The cost of operating a large fleet is under constant pressure from two sides: volatile fuel prices and increasingly stringent environmental regulations. While on-highway diesel prices have seen some recent dips, which actually contributed to lower revenue yields for ODFL due to lower fuel surcharges, the long-term regulatory cost hike is the more defintely material threat.

The Environmental Protection Agency's (EPA) new emission standards for heavy-duty vehicles represent a substantial, non-negotiable cost increase for the entire U.S. freight industry. This threat is two-phased:

  • Near-Term (Phase 1: 2025-2027): Higher upfront costs for new diesel engines, which require more complex and expensive after-treatment systems to meet tighter Nitrogen Oxide (NOx) reduction standards.
  • Long-Term (Phase 2): The massive capital expenditure shock of transitioning the fleet toward Zero Emission Vehicles (ZEVs), such as Battery Electric Vehicles (BEVs) and Hydrogen Fuel Cell Electric Vehicles (FCEVs).

Old Dominion Freight Line, Inc. is already committing significant capital to its fleet, with approximately $190 million of its projected $450 million in total 2025 capital expenditures allocated for new tractors and trailers. These new regulatory costs will directly inflate that $190 million investment, forcing ODFL to either absorb the cost or push for even higher freight rates in a soft volume environment.

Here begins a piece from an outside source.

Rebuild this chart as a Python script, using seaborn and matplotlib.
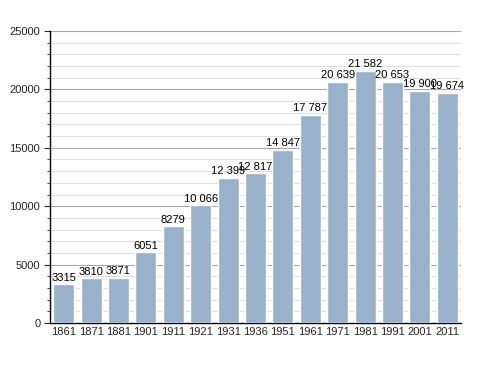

Threat Metric 2025 Fiscal Year Data / Outlook Impact on ODFL
LTL Tons Per Day (Q3 2025 vs. Q3 2024) -9.0% decrease Directly reduces revenue and causes deleveraging of fixed costs.
Operating Ratio (Q3 2025) 74.3% (up from 72.7% in Q3 2024) Indicates higher costs relative to revenue due to volume decline.
XPO Logistics, Inc. Adjusted OR (Q3 2025) 82.7% (improved by 150 bps YOY) Competitor is rapidly closing the efficiency gap, intensifying market share battle.
ODFL General Rate Increase (Nov 2025) Approximately 4.9% Necessary to offset rising costs, including labor, but risks losing volume to aggressive competitors.
2025 CapEx for Tractors/Trailers Approximately $190 million Directly exposed to the rising costs from new EPA emission standards for heavy-duty vehicles.